Diane Kashin, Ed.D, RECE. The profession of early learning is full of acronyms! When my ECE friends and I get together anyone listening to us might think we are speaking another language. It is the language of our profession. Learning the language supports early learning teachers in their professional journeys. Language is a navigation tool to support professional learning. Learning new terms and acronyms is important for continuous professional growth. One of the first terms learned by those entering the study of early childhood education is “developmental domains”. In early childhood education the term developmental domains is used frequently. Programming curriculum often revolves around supporting children’s development across these domains.

developmental domains

Engaging all the developmental domains when planning for children’s experiences is a worthy goal for early learning teachers. As a foundational perspective, developmental domains are a good starting point but can be limiting when seeking to see the full potential of children and curriculum possibilities. Another perspective is to consider critical learning areas when programming. For a comprehensive program plan, children’s development and learning must be considered in tandem. When early learning teachers plan with intention, they can also provide experiences focused on multiple critical learning areas as well as domains. Recently I have been presenting workshops inspired by the wonderful book by Beth Ferry and illustrated by Tom Lichtenheld called Stick and Stone. During the experience I invite participants to play with natural materials and to consider the critical learning areas of Science, Technology, Engineering, Arts and Math.


Play is the vehicle for all learning and development in the early years. Through play, children gain life-long skills that support their development and learning. Adults too, need to play in order to support children’s play. Play is not frivolous. It is through play that children will have authentic, fun and self-chosen experiences in critical learning areas. An interesting way to consider critical learning areas is to focus on the acronyms of STEM, STEAM and STREAM.



STEM – Science, Technology, Engineering and Math. These have been considered core learning areas for the 21st century.

STEAM  – Advocates for arts-based learning have called for the integration of the Arts (Robelen, 2011).

STREAM – Now we have competing acronyms as others have called for the inclusion of reading and writing into the core learning areas.

I would like to add relationships to the mix. One of the key messages of the book Stick and Stone is  about relationships specifically friendships and bullying. So my question is – how about STRREAM? I would also suggest that if you follow the STRREAM outside you will see that learning and develop begins outdoors in nature! Children belong in nature; it is in their nature. Being able to play freely in and with nature is vital to children’s healthy development while supporting their learning in wondrous ways.

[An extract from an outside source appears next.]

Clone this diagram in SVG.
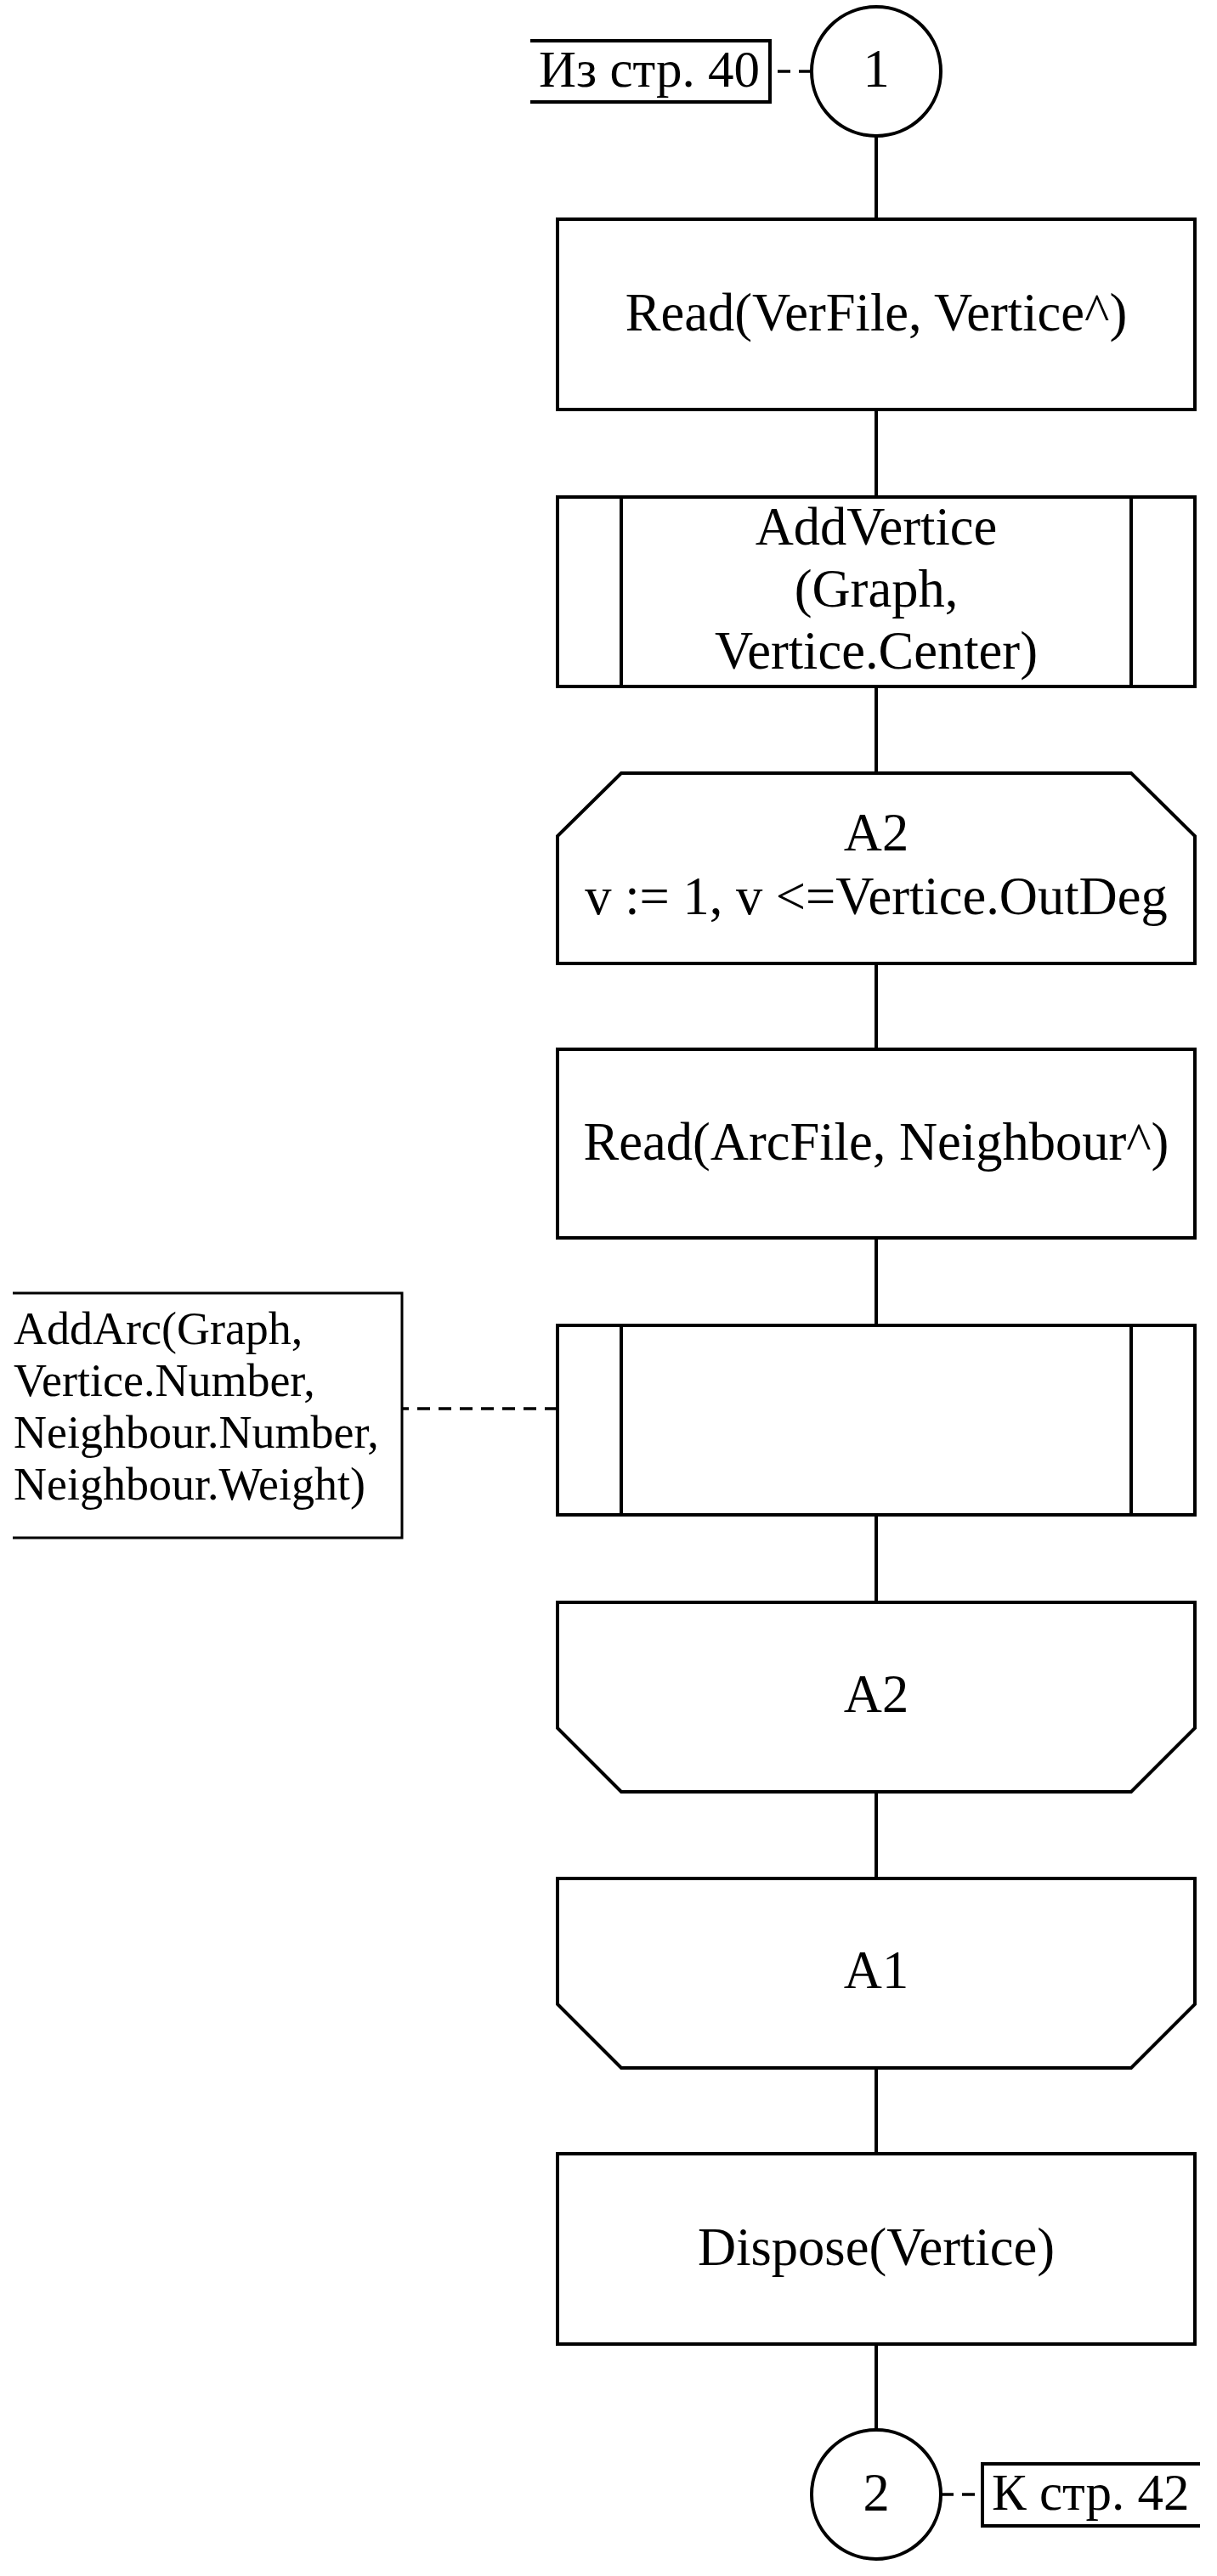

9 thoughts on “From STEM to STEAM to STREAM in ECE

  1. Acronyms can be confusing if you do not know their meanings but helpful in that it is easy to remember the letters and what they stand for. I love the movement from STEM to STEAM to STREAM and to take it further to include relationships and the outdoors, brilliant! Early childhood education is a field that always has new trends popping up but we cannot forget the bigger picture or the foundations that the trends may lead us away from. For example, sometimes the emphasis on taking children outside and play can take us away from story time and reading so I just love your STRREAM acronym that leads us outdoors and yet still includes science, technology, the arts and reading. And how can we ever forget the all important relationships. Wonderful.


  2. I propose a mash up


    Start with relationships, closely followed by self and collective expression through the arts. The rest will fall I to place if we get the first two right.Becky

    Liked by 1 person

  3. When I look at the images shared here, I think about our forest learning each day. This play is so important! And when we, as educators, observe this play, and at times, insert ourselves into it, we can also provide those questions/extensions that can help make the more obvious links to science, technology, math, and even, reading and writing. I cannot share enough how much this play means to my teaching partner and I, as well as to our students.